При Петре Столыпине, министре внутренних дел с апреля 1906 года и одновременно премьер-министре с июля того же года, поддержка преуспевающих независимых фермеров стала официальной политикой. Ужасные беспорядки во многих сельских районах Российской империи в 1905—1906 годах утвердили правительственных чиновников и землевладельцев в мысли, что традиционная форма социальной организации деревни с ее общиной, или «миром», превратилась из оплота политической стабильности в источник беспорядков. В результате в ноябре 1906 года появился свод законов, разрешающих выход из общин и образование частных ферм. По замыслу царских государственных деятелей, новые частные земельные собственники должны были составить патриотически настроенный становой хребет нации, поддерживающий государственную власть.

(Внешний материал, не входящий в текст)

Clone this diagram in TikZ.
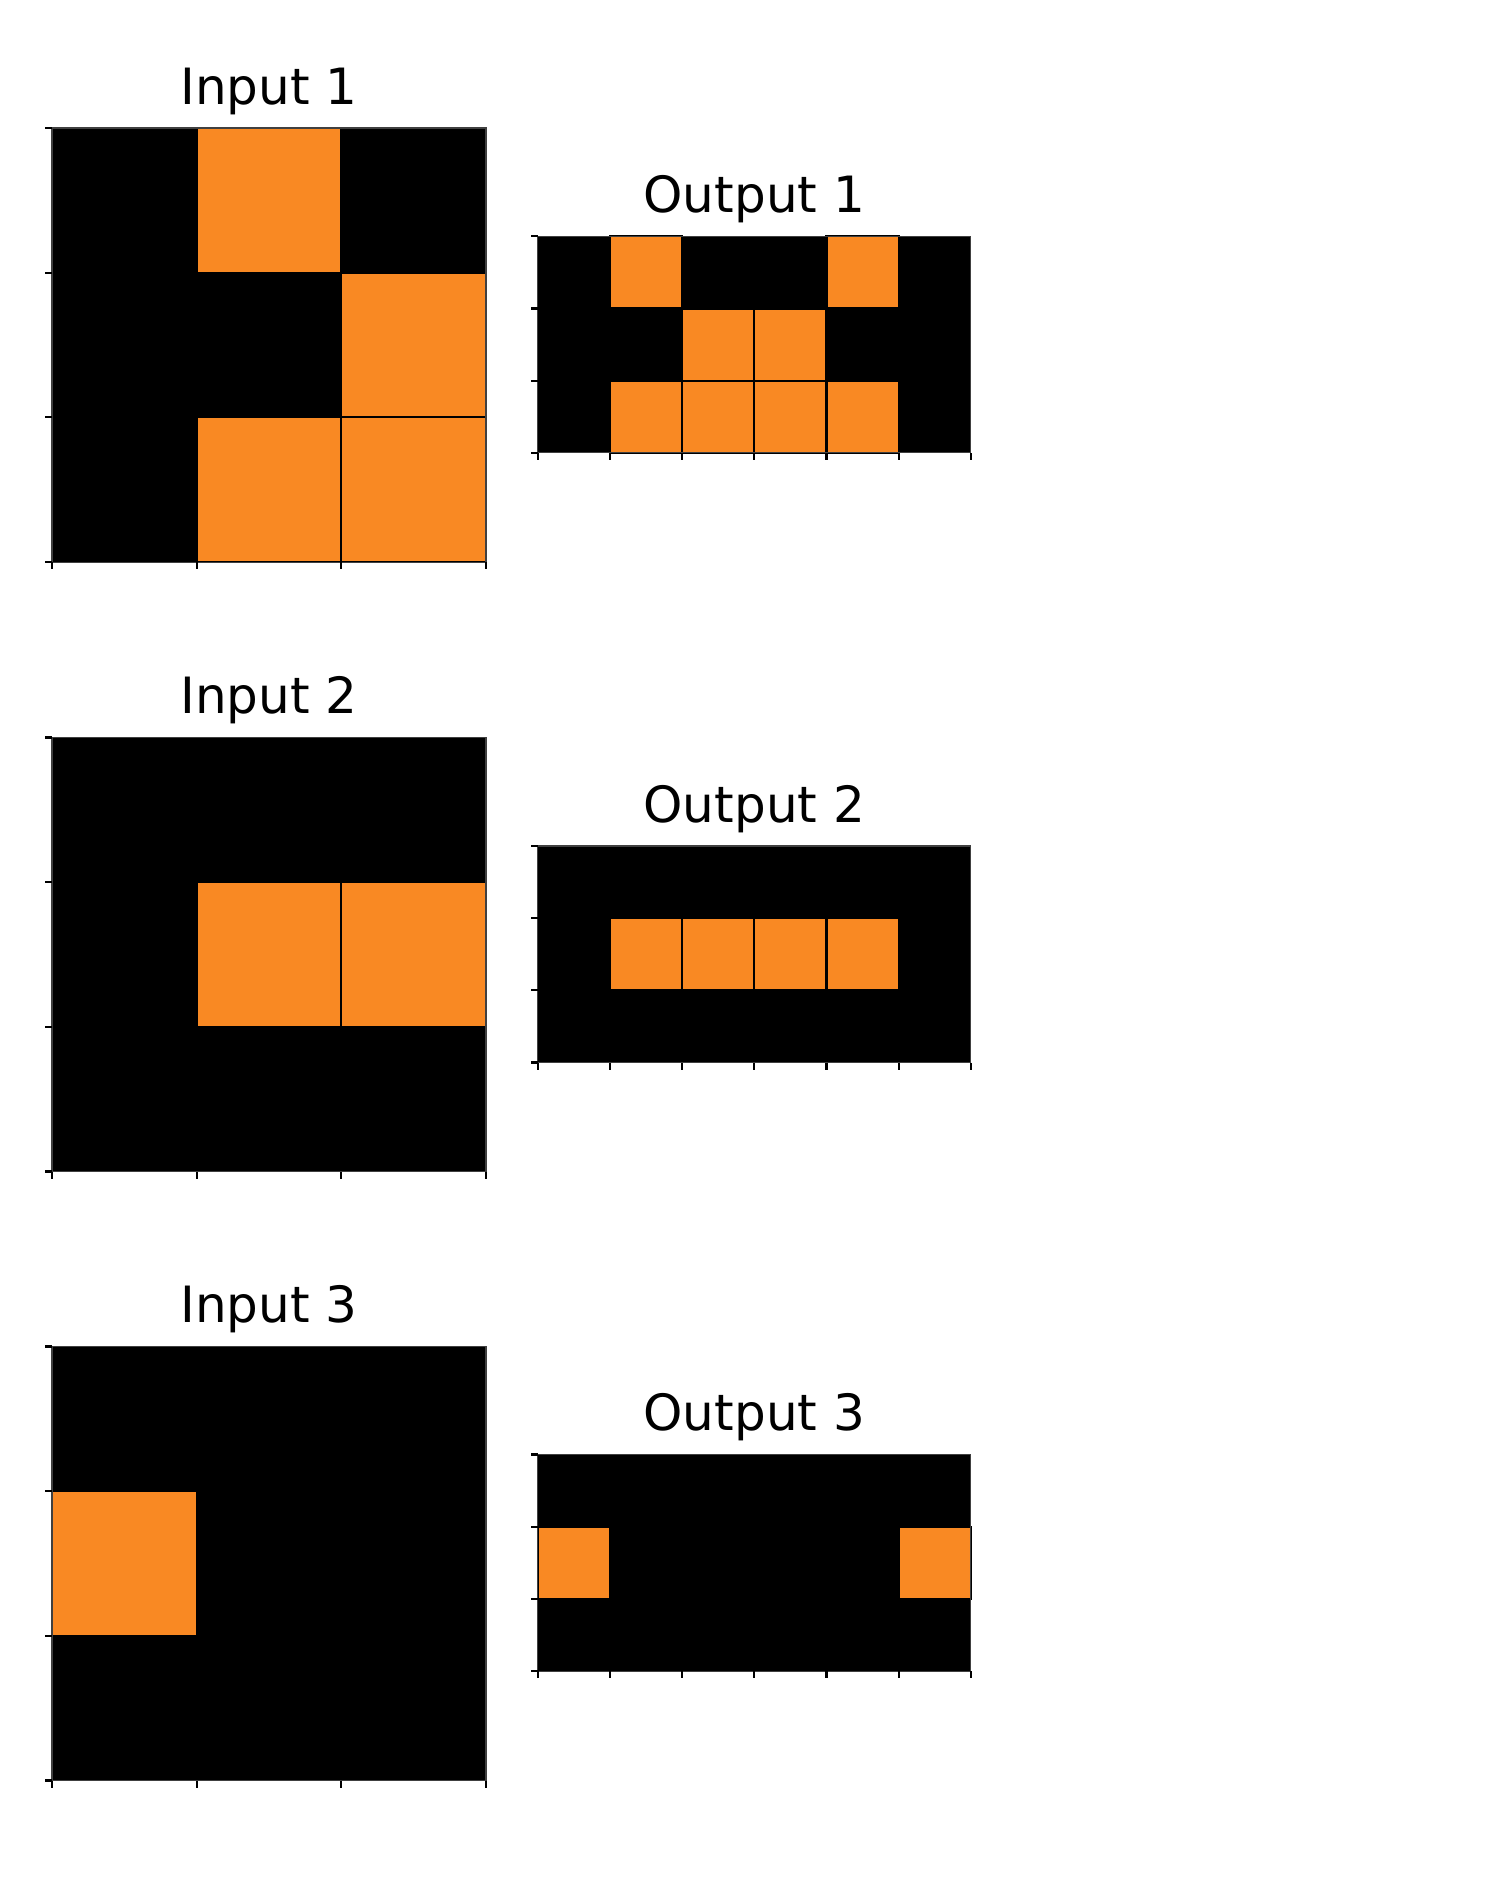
\documentclass[tikz,border=0pt]{standalone}
\usepackage{fontspec}
\setmainfont{DejaVu Sans}
\definecolor{arcorange}{RGB}{249,137,35}
\newcommand\arcpanel[8]{%
  \fill[black] (#2,#3) rectangle ({#2+#5*#4},{#3+#6*#4});
  \foreach \c/\r in {#7} {\filldraw[cellorange] ({#2+\c*#4},{#3+\r*#4}) rectangle ++(#4,#4);}
  \draw[axframe] (#2,#3) rectangle ({#2+#5*#4},{#3+#6*#4});
  \foreach \i in {0,...,#6} {\draw[axtick] (#2,{#3+\i*#4}) -- ++(-7,0);}
  \foreach \j in {0,...,#5} {\draw[axtick] ({#2+\j*#4},{#3+#6*#4}) -- ++(0,7);}
  \node[paneltitle] (#1) at ({#2+#5*#4/2},{#3-24}) {#8};
}
\begin{document}
\begin{tikzpicture}[x=0.24pt,y=-0.24pt,
  cellorange/.style={fill=arcorange,draw=black,line width=0.5pt},
  axframe/.style={line width=0.25pt,black!75},
  axtick/.style={line width=0.5pt,black},
  paneltitle/.style={anchor=base,font=\fontsize{12}{14}\selectfont,inner sep=0pt}]
\useasboundingbox (0,0) rectangle (1500,1890);
% Row 1
\arcpanel{in1}{52}{128}{144.67}{3}{3}{1/0,2/1,1/2,2/2}{Input 1}
\arcpanel{out1}{537.8}{236.3}{72.17}{6}{3}{1/0,4/0,2/1,3/1,1/2,2/2,3/2,4/2}{Output 1}
% Row 2
\arcpanel{in2}{52}{737.5}{144.67}{3}{3}{1/1,2/1}{Input 2}
\arcpanel{out2}{537.8}{846}{72.17}{6}{3}{1/1,2/1,3/1,4/1}{Output 2}
% Row 3
\arcpanel{in3}{52}{1346.5}{144.67}{3}{3}{0/1}{Input 3}
\arcpanel{out3}{537.8}{1454.5}{72.17}{6}{3}{0/1,5/1}{Output 3}
\end{tikzpicture}
\end{document}
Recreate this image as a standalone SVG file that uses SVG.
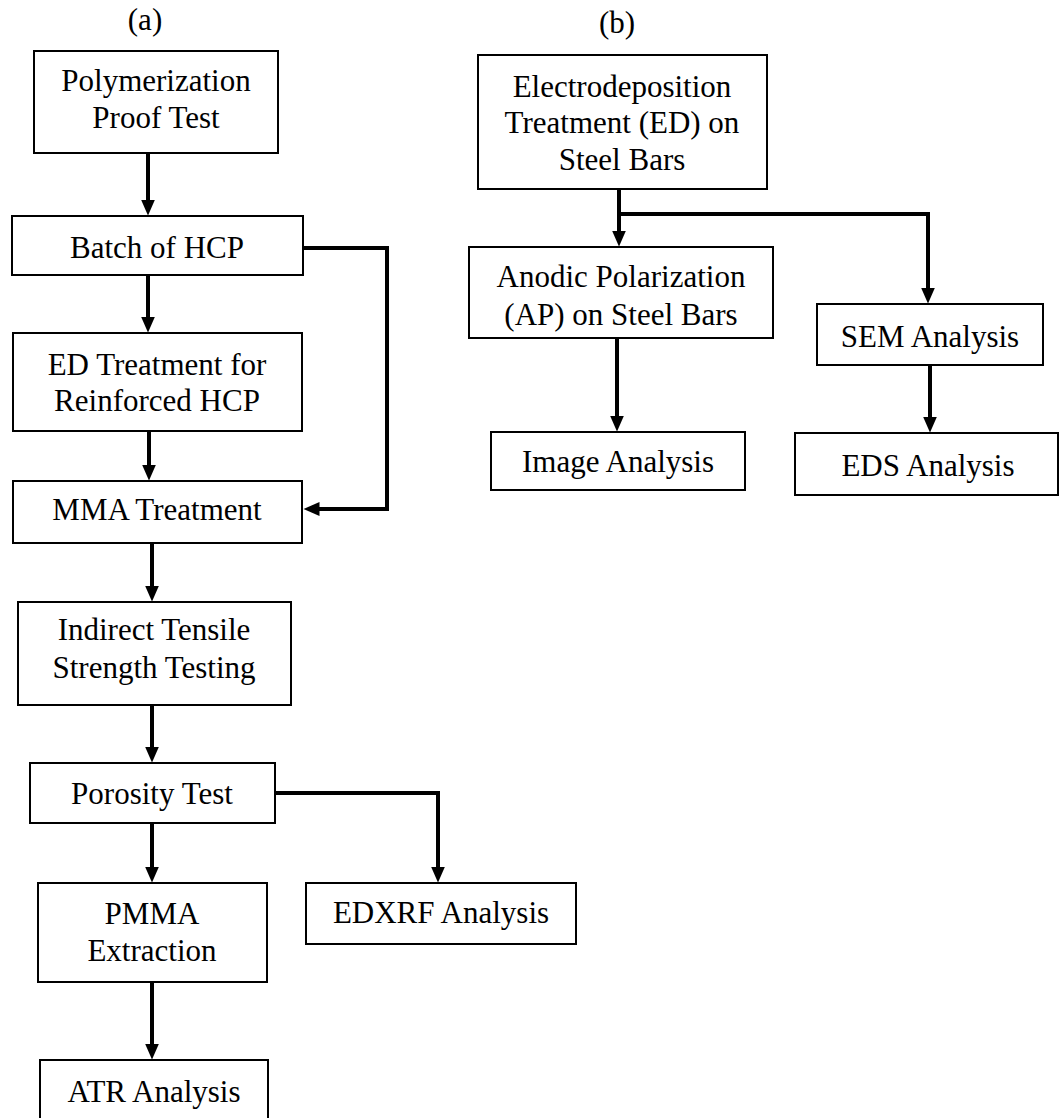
<svg xmlns="http://www.w3.org/2000/svg" width="1060" height="1118" viewBox="0 0 1060 1118">
<style>
.box{fill:#fff;stroke:#000;stroke-width:2}
.t{font-family:"Liberation Serif","Times New Roman",serif;font-size:31px;fill:#000;text-anchor:middle}
.c{fill:none;stroke:#000;stroke-width:4;marker-end:url(#ah)}
</style>
<defs>
<marker id="ah" markerUnits="userSpaceOnUse" markerWidth="17" markerHeight="15" refX="0.5" refY="7" orient="auto">
<path d="M0,0 L16,7 L0,14 z" fill="#000"/>
</marker>
</defs>
<rect width="1060" height="1118" fill="#fff"/>
<text class="t" x="145" y="30">(a)</text>
<text class="t" x="617" y="33">(b)</text>
<g id="connectors">
<path class="c" d="M148,153 V200"/>
<path class="c" d="M148,275 V317"/>
<path class="c" d="M303,248 H387 V509 H319"/>
<path class="c" d="M149,431 V465"/>
<path class="c" d="M152,543 V586"/>
<path class="c" d="M152,705 V747"/>
<path class="c" d="M152,823 V867"/>
<path class="c" d="M275,793 H438 V867"/>
<path class="c" d="M152,982 V1044"/>
<path class="c" d="M619,189 V231"/>
<path class="c" d="M619,214 H928 V288"/>
<path class="c" d="M617,338 V416"/>
<path class="c" d="M930,365 V417"/>
</g>
<g id="poly"><rect class="box" x="34" y="51" width="244" height="102"/><text class="t" x="156" y="91">Polymerization</text><text class="t" x="156" y="128">Proof Test</text></g>
<g id="batch"><rect class="box" x="12" y="216" width="291" height="59"/><text class="t" x="157" y="258">Batch of HCP</text></g>
<g id="ed"><rect class="box" x="13" y="333" width="289" height="98"/><text class="t" x="157" y="375">ED Treatment for</text><text class="t" x="157" y="411">Reinforced HCP</text></g>
<g id="mma"><rect class="box" x="13" y="481" width="289" height="62"/><text class="t" x="157" y="520">MMA Treatment</text></g>
<g id="indirect"><rect class="box" x="18" y="602" width="273" height="103"/><text class="t" x="154" y="640">Indirect Tensile</text><text class="t" x="154" y="678">Strength Testing</text></g>
<g id="porosity"><rect class="box" x="30" y="763" width="245" height="60"/><text class="t" x="152" y="804">Porosity Test</text></g>
<g id="pmma"><rect class="box" x="38" y="883" width="229" height="99"/><text class="t" x="152" y="924">PMMA</text><text class="t" x="152" y="961">Extraction</text></g>
<g id="edxrf"><rect class="box" x="306" y="883" width="270" height="61"/><text class="t" x="441" y="923">EDXRF Analysis</text></g>
<g id="atr"><rect class="box" x="40" y="1060" width="228" height="70"/><text class="t" x="154" y="1102">ATR Analysis</text></g>
<g id="electro"><rect class="box" x="478" y="55" width="289" height="134"/><text class="t" x="622" y="97">Electrodeposition</text><text class="t" x="622" y="133">Treatment (ED) on</text><text class="t" x="622" y="170">Steel Bars</text></g>
<g id="anodic"><rect class="box" x="469" y="247" width="304" height="91"/><text class="t" x="621" y="287">Anodic Polarization</text><text class="t" x="621" y="325">(AP) on Steel Bars</text></g>
<g id="sem"><rect class="box" x="817" y="304" width="226" height="61"/><text class="t" x="930" y="347">SEM Analysis</text></g>
<g id="image"><rect class="box" x="491" y="432" width="254" height="58"/><text class="t" x="618" y="472">Image Analysis</text></g>
<g id="eds"><rect class="box" x="795" y="433" width="263" height="62"/><text class="t" x="928" y="476">EDS Analysis</text></g>
</svg>
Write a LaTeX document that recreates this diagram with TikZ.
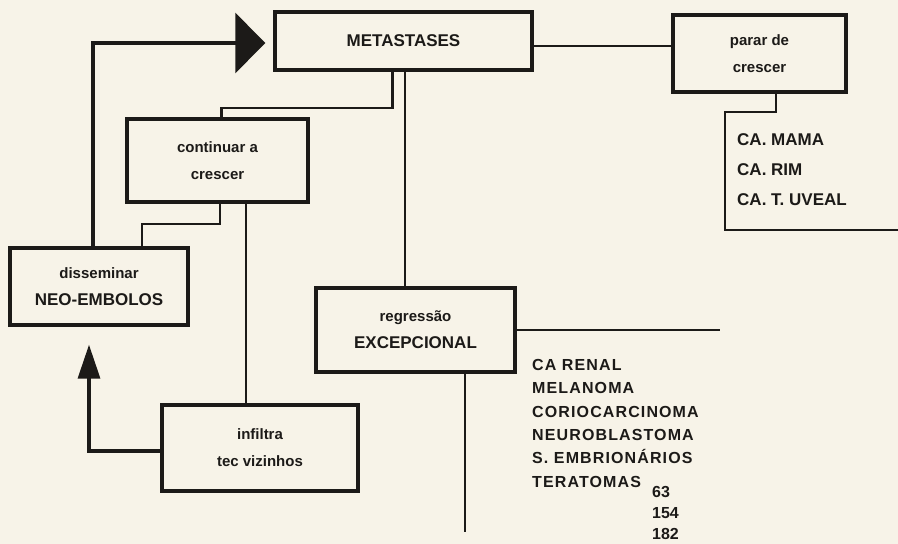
\documentclass[tikz,border=0pt]{standalone}
\usepackage{fontspec}
\setmainfont{Liberation Sans}
\newfontfamily\widefont[LetterSpace=7]{Liberation Sans}
\usetikzlibrary{arrows.meta}

\definecolor{paper}{RGB}{247,243,232}
\definecolor{ink}{RGB}{28,26,24}

\newcommand{\lowf}{\fontsize{15}{27}\selectfont\bfseries}
\newcommand{\capf}{\fontsize{17}{25}\selectfont\bfseries}

\begin{document}
\begin{tikzpicture}[x=1pt,y=-1pt,
    box/.style={draw=ink, line width=3.4pt, align=center, inner sep=0pt, text=ink},
    link/.style={draw=ink, line width=2.2pt},
    bigarrow/.style={draw=ink, line width=3.4pt}]

    % Paper and picture size
    \fill[paper] (0,0) rectangle (898,544);
    \useasboundingbox (0,0) rectangle (898,544);

    % Boxes
    \node[box, minimum width=257, minimum height=58, font=\capf] (meta) at (403.5,41) {METASTASES};
    \node[box, minimum width=173, minimum height=77, font=\lowf] (parar) at (759.5,53.5) {parar de\\crescer};
    \node[box, minimum width=181, minimum height=83, font=\lowf] (cont) at (217.5,160.5) {continuar a\\crescer};
    \node[box, minimum width=178, minimum height=77, font=\lowf] (diss) at (99,286.5) {disseminar\\\capf NEO-EMBOLOS};
    \node[box, minimum width=199, minimum height=84, font=\lowf] (regr) at (415.5,330) {regressão\\\capf EXCEPCIONAL};
    \node[box, minimum width=196, minimum height=86, font=\lowf] (infil) at (260,448) {infiltra\\tec vizinhos};

    % Free ends of the lines
    \coordinate (rend) at (720,330);
    \coordinate (rbot) at (465,532);
    \coordinate (pend) at (898,230);

    % Lines out of METASTASES
    \draw[link] ([yshift=-5pt]meta.east) -- ([yshift=-5pt]meta.east -| parar.west);
    \draw[link] ([xshift=-11pt]meta.south) -- ++(0,36) -| ([xshift=4pt]cont.north);
    \draw[link] ([xshift=1.5pt]meta.south) -- ([xshift=1.5pt]meta.south |- regr.north);

    % Lines out of continuar a crescer
    \draw[link] ([xshift=2.5pt]cont.south) -- ++(0,20) -| ([xshift=43pt]diss.north);
    \draw[link] ([xshift=28.5pt]cont.south) -- ([xshift=28.5pt]cont.south |- infil.north);

    % Arrows back up
    \draw[bigarrow, -{Triangle[length=30pt,width=60pt]}, shorten >=8pt]
        ([xshift=-6pt]diss.north) |- ([yshift=-2pt]meta.west);
    \draw[bigarrow, -{Triangle[length=34pt,width=22pt]}, shorten >=18pt]
        ([yshift=-3pt]infil.west) -| ([xshift=-10pt]diss.south);

    % Lines out of regressão
    \draw[link] (regr.east |- rend) -- (rend);
    \draw[link] (rbot |- regr.south) -- (rbot);

    % Bracket under parar de crescer
    \draw[link] ([xshift=16.5pt]parar.south) |- (725,112) |- (pend);

    % Lists
    \node[anchor=north west, align=left, inner sep=0pt, text=ink, font=\fontsize{17}{30}\selectfont\bfseries] (plist) at (737,133)
        {CA. MAMA\\CA. RIM\\CA. T. UVEAL};
    \node[anchor=north west, align=left, inner sep=0pt, text=ink, font=\widefont\fontsize{16}{23.4}\selectfont\bfseries] (rlist) at (532,359)
        {CA RENAL\\MELANOMA\\CORIOCARCINOMA\\NEUROBLASTOMA\\S. EMBRIONÁRIOS\\TERATOMAS};
    \node[anchor=north west, align=left, inner sep=0pt, text=ink, font=\fontsize{16}{21}\selectfont\bfseries] (nums) at (652,486)
        {63\\154\\182};

\end{tikzpicture}
\end{document}
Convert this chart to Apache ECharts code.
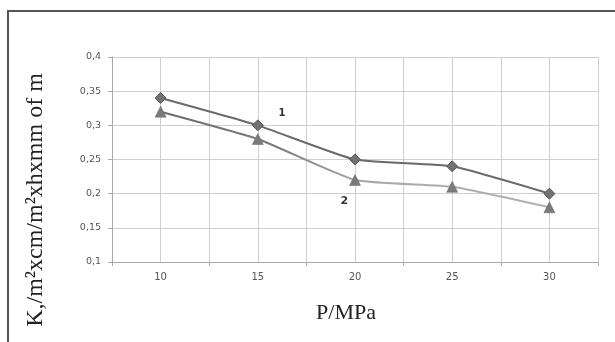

На практике получилось иначе. Прежде всего, реагировали на реформы по-разному. В некоторых районах — в основном в волжских степях — крестьяне с готовностью приветствовали открывающуюся возможность раздела земли, в отличие от жителей других районов, например Крайнего Севера. Но даже там, где деревня поддерживала реформу, ее результаты были неоднозначными. Община могла, скажем, согласиться с переделом земли в оборонительных целях — чтобы предотвратить попытки некоторых крестьян выделиться и завести самостоятельное фермерское хозяйство; могла она и нарезать наделы в соответствии с традиционными представлениями о справедливости, а не с представлениями чиновников о рациональном планировании{32}. И хотя столыпинские реформы способствовали вымиранию общин, к 1917 году в них по-прежнему входило около половины крестьянского населения в сорока семи европейских губерниях Российской империи, а после революции реформа была и вовсе остановлена{33}.
Столыпинские реформы имели скорее символическое значение. Крестьяне, ставшие собственниками, приобрели политический вес пропорционально их небольшой численности, так как само их существование бросало вызов общинному духу российской деревни, в который пылко верили многие представители русской интеллигенции. Правда и то, что отношение к таким крестьянам в деревнях складывалось двойственное: невольное восхищение своими более успешными соседями всегда сочеталось с враждебностью[27]. Быть кулаком, конечно, было намного престижнее, чем нуждаться в деньгах: у неплательщиков налогов отбирали землю, что приводило уже к полному обнищанию{34}.
Для большевистского режима крестьянские собственники представляли собой большую проблему как в идеологическом, так и в прагматическом смысле.
Во-первых, они, без сомнения, представляли собой «классовых врагов», часть наиболее презренной, с их точки зрения, страты — мелкой буржуазии. Во-вторых, неприятие коллективизации в среде таких крестьян было неизбежно, так как она предвещала им мало преимуществ и много потерь. Вообще в крестьянской среде бытовало представление, что кооперация — это работа «на чужого дядю», и чем усерднее и успешнее работал крестьянин, тем больше он был в этом уверен{35}. Таким образом, сельские собственники представляли собой не только мишень для идеологических атак, но и объект целенаправленной борьбы. В борьбе с кулаками использовалось «социальное давление»: проработка на общественных собраниях и в прессе, антикулацкая пропаганда и агитация; применялись и экономические меры, такие как обложение кулаков более высокими налогами. Все это возымело свое действие: некоторые сельские собственники продали свою землю и уехали. К 1927 году только 3,5% земельной собственности находилось в руках «столыпинских фермеров», а 95,5% — по-прежнему у традиционных общин{36}. С точки зрения советского руководства, коллективизация сельского хозяйства была совершенно необходима, но при этом к 1928 году стало очевидно, что ее поддерживает ничтожная часть крестьян. Назревало неизбежное столкновение государства с крестьянством.
27
Синонимы слова «кулак», такие как «крепыш» и «кремень», обычно употреблялись с положительной коннотацией и обозначали сильного человека, способною справиться с задачей; но одновременно они имели негативный оттенок: «скупой» и «безжалостный» (Даль, 1880—1882, т. 2, с. 189, 207). По словам Ольги Тян-Шанской, которая в 1890-х гг. провела обширное этнографическое исследование в деревне центральной России («Жизнь Ивана»), крестьяне считали, что копить деньги — это грех. При этом они с уважением относились к деловым качествам купечества, хотя «в то же время крестьяне, конечно, не любили купцов».